Friday, August 10, 2012

Joan of Arc (#97)

Background

Joan of Arc was born in eastern France to a small French family in AD 1412. She was born in the height of the Hundred Years' War. The Hundred Years' War was a war mainly between England and France. Burgundy had sided with the British in the war, and together, England and Burgundy had taken over about half of France. At the time, the city of Orleans was the only thing   that was keeping England from invading the French heartland. Charles VII, the future king of France, known as Dauphin, was destined for the throne, and was to be crowned in Reims, but Reims was currently controlled by the English. In 1424, when Joan was about 12 years old, she said she saw visions of Saint Michael, Saint Catherine, and Saint Margaret, who told her to drive out the English and bring Dauphin to Reims. 

Saving France

When she was 16, Joan through a series of personal connections, was able to get a private conference with Dauphin, predicting a military reversal during the Siege of Orleans. When her prediction came true, Dauphin sent her with reinforcements to Orleans, where Joan traveled with the army, dressed as a knight. After a background check to see if Joan of Arc was not a sorceress or whatnot, Dauphin tested her by sending her out into the thick of the Siege of Orleans. Though she was excluded from the war councils, Joan of Arc engaged the enemy in battle and is said to have worked during the Siege as a tactician and strategist. Soon, Orleans was free from the English siege, and Joan led troops upwards, capturing three fortresses in four days, taking an arrow wound to the neck in the process. This sudden victory led Dauphin to give Joan co-command of the army with Duke John II of Alencon. Joan made a series of victories, heading in a general direction towards Paris. The English put reinforcements in Paris to stop an attack, but instead, Joan attacked Reims, capturing it on June 29, 1429. Her series of victories had won her favor with much of the nobility, and her success in bringing Dauphin to his coronation in Reims led to Dauphin granting nobility to Joan's family.

The End

In May of 1430, Joan was helping out at a Burgundian siege of the French city of Compiegne. While her forces were attacking a Burgundian camp, she was captured and sold to the English. The English brought Joan to Rouen, the center of the English occupation government, where she was tried for heresy. She was found guilty of the charges, though some court functionaries later testified that the transcripts of the trial were altered in her disfavor and that several clerics at the trial were forced to serve, some even receiving death threats from the English.
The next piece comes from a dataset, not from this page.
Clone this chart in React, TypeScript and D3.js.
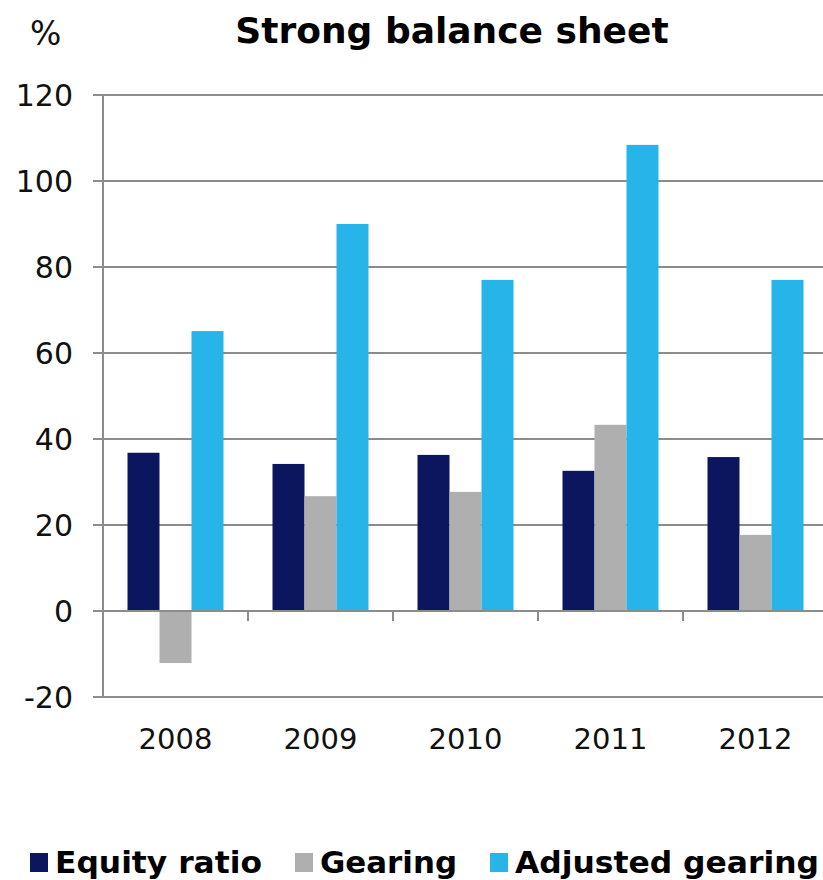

She was executed by burning on May 30, 1431. The Hundred Years' war came to an end in 1453, and in 1452, a nullification trial was authorized by Pope Callixtus to see if Joan was truly guilty of heresy. In 1456, she was declared innocent. Later, in 1920, she was canonized by Pope Benedict XV. Joan of Arc is on our list because she was one of the first women to lead a country militarily and is also one of the most famous religious and war heroes of Europe and the world.